Strip the pictures and reproduce the rest of the listing exactly.

## RECORDED DATA:
━━━━━━━━━━

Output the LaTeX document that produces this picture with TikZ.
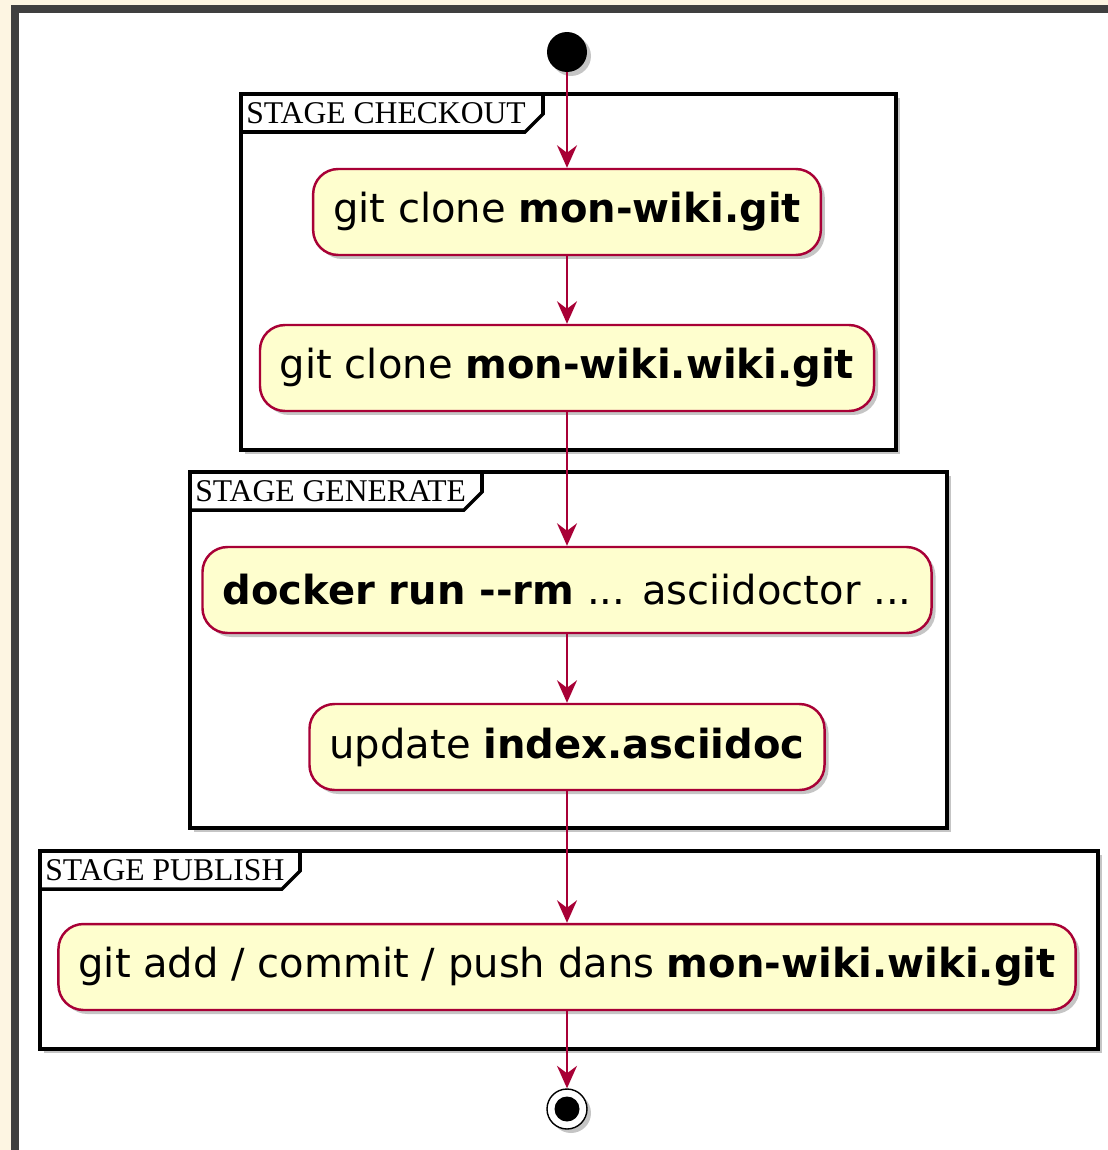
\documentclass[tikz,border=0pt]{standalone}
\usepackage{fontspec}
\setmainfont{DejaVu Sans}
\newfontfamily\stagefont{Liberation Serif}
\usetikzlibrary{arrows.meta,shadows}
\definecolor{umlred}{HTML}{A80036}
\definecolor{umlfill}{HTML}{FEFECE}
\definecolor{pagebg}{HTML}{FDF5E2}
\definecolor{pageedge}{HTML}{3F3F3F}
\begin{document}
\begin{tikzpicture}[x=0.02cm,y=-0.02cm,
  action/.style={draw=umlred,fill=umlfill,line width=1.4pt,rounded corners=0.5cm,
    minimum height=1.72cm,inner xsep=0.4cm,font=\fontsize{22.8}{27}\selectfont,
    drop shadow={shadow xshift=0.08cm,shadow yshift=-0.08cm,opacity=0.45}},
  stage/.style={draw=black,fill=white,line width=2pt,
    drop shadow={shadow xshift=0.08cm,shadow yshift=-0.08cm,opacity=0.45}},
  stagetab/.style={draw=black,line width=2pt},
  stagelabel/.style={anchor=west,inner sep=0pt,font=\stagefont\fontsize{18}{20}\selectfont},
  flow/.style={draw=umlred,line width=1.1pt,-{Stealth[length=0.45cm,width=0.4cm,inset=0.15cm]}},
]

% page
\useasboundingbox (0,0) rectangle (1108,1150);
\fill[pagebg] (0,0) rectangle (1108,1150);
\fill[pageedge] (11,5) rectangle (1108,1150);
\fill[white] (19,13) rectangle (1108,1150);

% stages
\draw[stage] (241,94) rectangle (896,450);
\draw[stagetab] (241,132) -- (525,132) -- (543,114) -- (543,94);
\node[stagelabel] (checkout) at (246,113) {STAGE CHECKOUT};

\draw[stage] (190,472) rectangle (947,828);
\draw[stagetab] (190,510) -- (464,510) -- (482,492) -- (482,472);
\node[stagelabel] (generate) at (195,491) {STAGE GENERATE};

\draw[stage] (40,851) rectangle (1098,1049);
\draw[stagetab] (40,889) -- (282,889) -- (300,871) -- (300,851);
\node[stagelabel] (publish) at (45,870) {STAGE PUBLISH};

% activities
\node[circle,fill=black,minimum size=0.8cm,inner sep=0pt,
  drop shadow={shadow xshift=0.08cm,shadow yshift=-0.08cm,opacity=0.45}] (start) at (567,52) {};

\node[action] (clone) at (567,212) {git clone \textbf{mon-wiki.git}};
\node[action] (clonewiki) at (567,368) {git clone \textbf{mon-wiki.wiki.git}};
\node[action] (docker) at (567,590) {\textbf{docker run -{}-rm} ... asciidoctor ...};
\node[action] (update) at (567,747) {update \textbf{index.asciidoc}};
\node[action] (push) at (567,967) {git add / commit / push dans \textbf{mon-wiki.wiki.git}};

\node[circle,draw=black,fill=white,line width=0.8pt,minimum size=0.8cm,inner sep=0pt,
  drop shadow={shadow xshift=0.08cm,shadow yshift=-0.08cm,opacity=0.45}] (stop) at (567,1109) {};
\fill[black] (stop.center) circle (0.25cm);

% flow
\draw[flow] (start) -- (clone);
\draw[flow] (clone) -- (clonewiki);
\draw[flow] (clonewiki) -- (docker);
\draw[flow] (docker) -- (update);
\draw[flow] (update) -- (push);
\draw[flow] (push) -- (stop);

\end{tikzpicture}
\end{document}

━━━━━━━━━━

## THE COMPLETED TASK:
Output the LaTeX document that produces this picture with TikZ.
\documentclass[tikz,border=0pt]{standalone}
\usepackage{fontspec}
\setmainfont{DejaVu Sans}
\newfontfamily\stagefont{Liberation Serif}
\usetikzlibrary{arrows.meta,shadows}
\definecolor{umlred}{HTML}{A80036}
\definecolor{umlfill}{HTML}{FEFECE}
\definecolor{pagebg}{HTML}{FDF5E2}
\definecolor{pageedge}{HTML}{3F3F3F}
\begin{document}
\begin{tikzpicture}[x=0.02cm,y=-0.02cm,
  action/.style={draw=umlred,fill=umlfill,line width=1.4pt,rounded corners=0.5cm,
    minimum height=1.72cm,inner xsep=0.4cm,font=\fontsize{22.8}{27}\selectfont,
    drop shadow={shadow xshift=0.08cm,shadow yshift=-0.08cm,opacity=0.45}},
  stage/.style={draw=black,fill=white,line width=2pt,
    drop shadow={shadow xshift=0.08cm,shadow yshift=-0.08cm,opacity=0.45}},
  stagetab/.style={draw=black,line width=2pt},
  stagelabel/.style={anchor=west,inner sep=0pt,font=\stagefont\fontsize{18}{20}\selectfont},
  flow/.style={draw=umlred,line width=1.1pt,-{Stealth[length=0.45cm,width=0.4cm,inset=0.15cm]}},
]

% page
\useasboundingbox (0,0) rectangle (1108,1150);
\fill[pagebg] (0,0) rectangle (1108,1150);
\fill[pageedge] (11,5) rectangle (1108,1150);
\fill[white] (19,13) rectangle (1108,1150);

% stages
\draw[stage] (241,94) rectangle (896,450);
\draw[stagetab] (241,132) -- (525,132) -- (543,114) -- (543,94);
\node[stagelabel] (checkout) at (246,113) {STAGE CHECKOUT};

\draw[stage] (190,472) rectangle (947,828);
\draw[stagetab] (190,510) -- (464,510) -- (482,492) -- (482,472);
\node[stagelabel] (generate) at (195,491) {STAGE GENERATE};

\draw[stage] (40,851) rectangle (1098,1049);
\draw[stagetab] (40,889) -- (282,889) -- (300,871) -- (300,851);
\node[stagelabel] (publish) at (45,870) {STAGE PUBLISH};

% activities
\node[circle,fill=black,minimum size=0.8cm,inner sep=0pt,
  drop shadow={shadow xshift=0.08cm,shadow yshift=-0.08cm,opacity=0.45}] (start) at (567,52) {};

\node[action] (clone) at (567,212) {git clone \textbf{mon-wiki.git}};
\node[action] (clonewiki) at (567,368) {git clone \textbf{mon-wiki.wiki.git}};
\node[action] (docker) at (567,590) {\textbf{docker run -{}-rm} ... asciidoctor ...};
\node[action] (update) at (567,747) {update \textbf{index.asciidoc}};
\node[action] (push) at (567,967) {git add / commit / push dans \textbf{mon-wiki.wiki.git}};

\node[circle,draw=black,fill=white,line width=0.8pt,minimum size=0.8cm,inner sep=0pt,
  drop shadow={shadow xshift=0.08cm,shadow yshift=-0.08cm,opacity=0.45}] (stop) at (567,1109) {};
\fill[black] (stop.center) circle (0.25cm);

% flow
\draw[flow] (start) -- (clone);
\draw[flow] (clone) -- (clonewiki);
\draw[flow] (clonewiki) -- (docker);
\draw[flow] (docker) -- (update);
\draw[flow] (update) -- (push);
\draw[flow] (push) -- (stop);

\end{tikzpicture}
\end{document}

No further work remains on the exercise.